Required work: Of the material below, the lines to be retyped are those from the line containing "Recreate this image" through the line containing "const yTitle = 'nb of events';", inclusive; reproduce them exactly.

......

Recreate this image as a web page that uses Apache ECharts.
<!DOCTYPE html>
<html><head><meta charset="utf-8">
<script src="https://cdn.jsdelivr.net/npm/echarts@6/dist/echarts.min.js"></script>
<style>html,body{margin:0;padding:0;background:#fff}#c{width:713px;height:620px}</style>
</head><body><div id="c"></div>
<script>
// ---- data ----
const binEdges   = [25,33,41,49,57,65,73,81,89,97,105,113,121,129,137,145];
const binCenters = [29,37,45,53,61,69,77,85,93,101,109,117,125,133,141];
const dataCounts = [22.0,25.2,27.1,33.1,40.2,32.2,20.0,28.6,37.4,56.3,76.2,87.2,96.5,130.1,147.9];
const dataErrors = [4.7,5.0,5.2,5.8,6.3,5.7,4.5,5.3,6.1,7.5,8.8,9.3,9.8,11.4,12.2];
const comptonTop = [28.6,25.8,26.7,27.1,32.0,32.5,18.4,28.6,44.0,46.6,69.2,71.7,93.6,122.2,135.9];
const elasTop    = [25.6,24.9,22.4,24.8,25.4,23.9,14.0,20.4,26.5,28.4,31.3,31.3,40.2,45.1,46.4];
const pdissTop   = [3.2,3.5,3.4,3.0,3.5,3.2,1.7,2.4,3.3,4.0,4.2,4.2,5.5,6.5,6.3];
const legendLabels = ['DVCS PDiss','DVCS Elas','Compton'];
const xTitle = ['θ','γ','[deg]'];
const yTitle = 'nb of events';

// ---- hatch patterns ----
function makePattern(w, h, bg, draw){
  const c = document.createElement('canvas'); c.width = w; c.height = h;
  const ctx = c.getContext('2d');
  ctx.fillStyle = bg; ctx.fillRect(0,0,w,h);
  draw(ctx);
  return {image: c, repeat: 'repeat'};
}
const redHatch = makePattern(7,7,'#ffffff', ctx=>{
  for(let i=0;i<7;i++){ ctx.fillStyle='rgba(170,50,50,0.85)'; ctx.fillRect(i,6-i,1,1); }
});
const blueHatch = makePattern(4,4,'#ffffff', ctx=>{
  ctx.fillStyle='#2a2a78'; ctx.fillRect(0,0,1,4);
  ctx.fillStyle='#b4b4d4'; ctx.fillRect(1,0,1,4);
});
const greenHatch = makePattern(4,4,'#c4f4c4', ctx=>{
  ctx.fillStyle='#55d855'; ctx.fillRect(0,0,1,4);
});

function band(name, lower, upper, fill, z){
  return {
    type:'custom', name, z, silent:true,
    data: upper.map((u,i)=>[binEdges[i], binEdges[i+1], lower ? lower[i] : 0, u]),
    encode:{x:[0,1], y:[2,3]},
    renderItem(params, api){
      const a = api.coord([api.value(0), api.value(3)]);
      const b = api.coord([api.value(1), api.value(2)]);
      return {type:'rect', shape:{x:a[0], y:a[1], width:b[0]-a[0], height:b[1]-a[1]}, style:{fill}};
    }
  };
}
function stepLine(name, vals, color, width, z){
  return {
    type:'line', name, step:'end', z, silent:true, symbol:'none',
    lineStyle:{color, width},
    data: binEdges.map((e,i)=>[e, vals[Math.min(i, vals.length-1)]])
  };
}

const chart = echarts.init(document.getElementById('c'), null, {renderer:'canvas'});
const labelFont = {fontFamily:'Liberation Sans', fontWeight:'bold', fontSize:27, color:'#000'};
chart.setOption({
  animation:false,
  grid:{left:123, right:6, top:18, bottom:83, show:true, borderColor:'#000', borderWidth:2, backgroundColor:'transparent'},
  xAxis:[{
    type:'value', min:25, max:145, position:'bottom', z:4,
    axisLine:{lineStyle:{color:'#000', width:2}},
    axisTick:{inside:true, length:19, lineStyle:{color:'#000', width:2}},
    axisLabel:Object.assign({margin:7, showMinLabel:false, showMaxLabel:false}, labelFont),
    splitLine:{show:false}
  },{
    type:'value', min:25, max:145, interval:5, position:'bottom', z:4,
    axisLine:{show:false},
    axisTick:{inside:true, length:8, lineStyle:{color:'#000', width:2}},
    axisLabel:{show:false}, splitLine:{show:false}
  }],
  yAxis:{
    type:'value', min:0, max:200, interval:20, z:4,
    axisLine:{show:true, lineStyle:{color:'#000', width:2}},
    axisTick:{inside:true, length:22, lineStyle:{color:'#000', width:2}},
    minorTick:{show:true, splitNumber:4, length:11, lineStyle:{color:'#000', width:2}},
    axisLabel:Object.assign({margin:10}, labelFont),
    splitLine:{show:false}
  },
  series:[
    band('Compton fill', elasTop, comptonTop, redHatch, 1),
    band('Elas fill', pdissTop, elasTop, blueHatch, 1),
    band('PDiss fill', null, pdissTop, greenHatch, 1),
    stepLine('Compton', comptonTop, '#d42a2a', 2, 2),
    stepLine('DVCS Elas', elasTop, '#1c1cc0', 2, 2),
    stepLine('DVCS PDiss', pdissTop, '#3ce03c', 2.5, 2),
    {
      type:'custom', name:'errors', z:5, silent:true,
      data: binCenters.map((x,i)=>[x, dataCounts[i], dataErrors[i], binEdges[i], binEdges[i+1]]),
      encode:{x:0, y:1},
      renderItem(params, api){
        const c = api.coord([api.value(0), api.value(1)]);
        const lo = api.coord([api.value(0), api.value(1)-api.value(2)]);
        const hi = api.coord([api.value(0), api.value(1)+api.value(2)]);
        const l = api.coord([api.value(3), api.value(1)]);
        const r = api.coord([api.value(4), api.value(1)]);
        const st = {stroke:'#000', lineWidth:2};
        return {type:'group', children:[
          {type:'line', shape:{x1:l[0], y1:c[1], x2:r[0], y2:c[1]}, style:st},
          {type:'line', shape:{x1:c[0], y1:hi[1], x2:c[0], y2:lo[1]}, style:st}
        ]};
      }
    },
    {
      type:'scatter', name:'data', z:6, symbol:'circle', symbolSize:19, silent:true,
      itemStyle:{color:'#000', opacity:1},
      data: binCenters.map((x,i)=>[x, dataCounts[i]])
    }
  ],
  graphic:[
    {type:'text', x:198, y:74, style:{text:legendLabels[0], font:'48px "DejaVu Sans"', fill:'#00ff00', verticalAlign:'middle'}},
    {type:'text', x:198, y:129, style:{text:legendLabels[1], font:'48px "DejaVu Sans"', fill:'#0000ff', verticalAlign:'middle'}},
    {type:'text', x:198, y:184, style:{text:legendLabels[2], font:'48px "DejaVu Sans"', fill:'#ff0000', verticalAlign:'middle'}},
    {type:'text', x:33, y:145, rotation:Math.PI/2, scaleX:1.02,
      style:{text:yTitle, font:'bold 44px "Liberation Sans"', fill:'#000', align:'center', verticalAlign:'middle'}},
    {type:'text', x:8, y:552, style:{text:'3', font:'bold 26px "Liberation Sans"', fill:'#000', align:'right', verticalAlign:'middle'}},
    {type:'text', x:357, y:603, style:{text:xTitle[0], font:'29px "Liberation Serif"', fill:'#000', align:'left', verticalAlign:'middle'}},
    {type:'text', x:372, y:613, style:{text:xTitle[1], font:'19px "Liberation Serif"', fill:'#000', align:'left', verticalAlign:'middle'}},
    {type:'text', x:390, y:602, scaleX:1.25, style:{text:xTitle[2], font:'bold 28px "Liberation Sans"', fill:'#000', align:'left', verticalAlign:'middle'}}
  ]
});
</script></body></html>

......

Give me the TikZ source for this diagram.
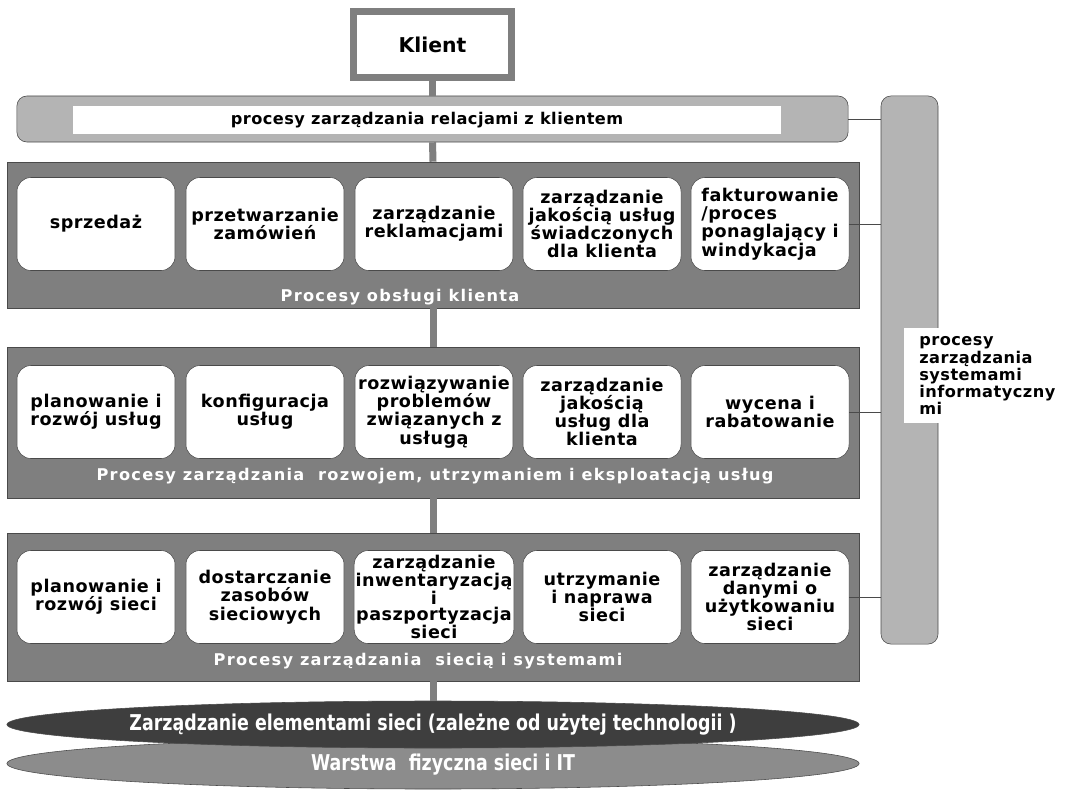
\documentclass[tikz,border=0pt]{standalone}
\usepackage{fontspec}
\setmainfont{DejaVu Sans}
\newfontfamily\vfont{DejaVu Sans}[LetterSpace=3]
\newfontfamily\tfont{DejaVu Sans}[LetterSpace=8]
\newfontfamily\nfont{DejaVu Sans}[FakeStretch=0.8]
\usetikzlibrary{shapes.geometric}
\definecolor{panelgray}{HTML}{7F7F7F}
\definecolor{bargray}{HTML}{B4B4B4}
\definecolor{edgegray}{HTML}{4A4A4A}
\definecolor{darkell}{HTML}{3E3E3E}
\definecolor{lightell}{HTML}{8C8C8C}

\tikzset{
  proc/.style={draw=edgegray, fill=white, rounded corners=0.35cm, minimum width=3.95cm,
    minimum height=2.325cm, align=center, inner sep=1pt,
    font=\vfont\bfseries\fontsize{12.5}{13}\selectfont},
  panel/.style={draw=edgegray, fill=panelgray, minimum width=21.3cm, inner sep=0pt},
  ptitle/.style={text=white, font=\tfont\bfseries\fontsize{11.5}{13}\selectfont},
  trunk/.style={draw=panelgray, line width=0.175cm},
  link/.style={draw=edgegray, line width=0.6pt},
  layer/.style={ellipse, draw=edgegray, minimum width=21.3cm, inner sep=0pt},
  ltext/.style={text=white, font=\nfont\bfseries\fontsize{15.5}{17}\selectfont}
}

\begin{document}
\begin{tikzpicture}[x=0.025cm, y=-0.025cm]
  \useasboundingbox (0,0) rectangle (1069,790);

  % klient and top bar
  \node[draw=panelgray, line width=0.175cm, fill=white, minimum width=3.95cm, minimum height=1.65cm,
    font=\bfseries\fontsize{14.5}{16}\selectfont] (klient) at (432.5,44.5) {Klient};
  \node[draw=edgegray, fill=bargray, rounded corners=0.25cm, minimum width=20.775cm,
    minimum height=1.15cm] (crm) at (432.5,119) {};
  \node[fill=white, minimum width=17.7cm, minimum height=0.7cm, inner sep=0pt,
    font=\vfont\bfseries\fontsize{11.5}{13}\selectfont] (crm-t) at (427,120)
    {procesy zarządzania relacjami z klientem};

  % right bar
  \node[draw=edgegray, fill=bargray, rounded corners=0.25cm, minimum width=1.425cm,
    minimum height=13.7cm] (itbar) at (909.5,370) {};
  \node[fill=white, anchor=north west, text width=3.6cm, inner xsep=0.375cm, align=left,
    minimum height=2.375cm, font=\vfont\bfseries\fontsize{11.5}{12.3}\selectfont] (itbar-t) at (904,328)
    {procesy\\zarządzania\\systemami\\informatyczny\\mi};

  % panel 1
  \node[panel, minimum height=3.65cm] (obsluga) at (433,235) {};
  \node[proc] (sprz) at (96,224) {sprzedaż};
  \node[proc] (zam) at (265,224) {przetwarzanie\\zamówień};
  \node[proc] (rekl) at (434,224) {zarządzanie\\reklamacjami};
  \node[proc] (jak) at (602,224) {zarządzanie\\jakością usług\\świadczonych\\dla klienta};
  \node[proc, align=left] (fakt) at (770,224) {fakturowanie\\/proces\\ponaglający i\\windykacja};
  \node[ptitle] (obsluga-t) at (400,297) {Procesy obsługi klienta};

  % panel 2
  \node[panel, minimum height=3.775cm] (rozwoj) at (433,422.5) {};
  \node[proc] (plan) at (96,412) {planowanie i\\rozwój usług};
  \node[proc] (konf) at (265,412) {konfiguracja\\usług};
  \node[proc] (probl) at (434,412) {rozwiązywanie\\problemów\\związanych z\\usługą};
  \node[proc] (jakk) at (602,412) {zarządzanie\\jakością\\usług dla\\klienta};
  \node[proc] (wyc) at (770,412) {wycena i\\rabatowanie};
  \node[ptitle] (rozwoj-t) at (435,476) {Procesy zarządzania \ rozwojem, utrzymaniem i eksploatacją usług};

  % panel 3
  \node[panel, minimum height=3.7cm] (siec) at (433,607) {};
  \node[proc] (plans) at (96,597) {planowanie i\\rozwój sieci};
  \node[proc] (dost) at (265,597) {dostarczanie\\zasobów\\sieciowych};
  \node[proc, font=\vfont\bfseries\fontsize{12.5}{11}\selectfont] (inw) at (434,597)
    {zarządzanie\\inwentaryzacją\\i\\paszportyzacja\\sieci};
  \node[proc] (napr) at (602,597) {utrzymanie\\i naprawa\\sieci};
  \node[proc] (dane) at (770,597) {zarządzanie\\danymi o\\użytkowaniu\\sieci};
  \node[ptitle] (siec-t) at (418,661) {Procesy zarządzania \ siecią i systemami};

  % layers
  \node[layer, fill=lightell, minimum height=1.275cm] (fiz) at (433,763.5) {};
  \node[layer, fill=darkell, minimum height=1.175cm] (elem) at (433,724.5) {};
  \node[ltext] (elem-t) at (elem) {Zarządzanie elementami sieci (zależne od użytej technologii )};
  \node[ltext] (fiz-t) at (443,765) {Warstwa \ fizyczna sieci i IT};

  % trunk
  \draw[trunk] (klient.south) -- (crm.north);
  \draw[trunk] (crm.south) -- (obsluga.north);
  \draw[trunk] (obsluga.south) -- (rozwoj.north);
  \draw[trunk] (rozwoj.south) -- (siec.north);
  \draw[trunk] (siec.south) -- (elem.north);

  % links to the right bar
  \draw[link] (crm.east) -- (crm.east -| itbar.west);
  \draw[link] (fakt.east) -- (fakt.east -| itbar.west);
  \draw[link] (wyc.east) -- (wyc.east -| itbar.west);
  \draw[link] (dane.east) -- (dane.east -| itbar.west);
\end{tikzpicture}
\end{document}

......

Task solution:
Recreate this image as a web page that uses Apache ECharts.
<!DOCTYPE html>
<html><head><meta charset="utf-8">
<script src="https://cdn.jsdelivr.net/npm/echarts@6/dist/echarts.min.js"></script>
<style>html,body{margin:0;padding:0;background:#fff}#c{width:713px;height:620px}</style>
</head><body><div id="c"></div>
<script>
// ---- data ----
const binEdges   = [25,33,41,49,57,65,73,81,89,97,105,113,121,129,137,145];
const binCenters = [29,37,45,53,61,69,77,85,93,101,109,117,125,133,141];
const dataCounts = [22.0,25.2,27.1,33.1,40.2,32.2,20.0,28.6,37.4,56.3,76.2,87.2,96.5,130.1,147.9];
const dataErrors = [4.7,5.0,5.2,5.8,6.3,5.7,4.5,5.3,6.1,7.5,8.8,9.3,9.8,11.4,12.2];
const comptonTop = [28.6,25.8,26.7,27.1,32.0,32.5,18.4,28.6,44.0,46.6,69.2,71.7,93.6,122.2,135.9];
const elasTop    = [25.6,24.9,22.4,24.8,25.4,23.9,14.0,20.4,26.5,28.4,31.3,31.3,40.2,45.1,46.4];
const pdissTop   = [3.2,3.5,3.4,3.0,3.5,3.2,1.7,2.4,3.3,4.0,4.2,4.2,5.5,6.5,6.3];
const legendLabels = ['DVCS PDiss','DVCS Elas','Compton'];
const xTitle = ['θ','γ','[deg]'];
const yTitle = 'nb of events';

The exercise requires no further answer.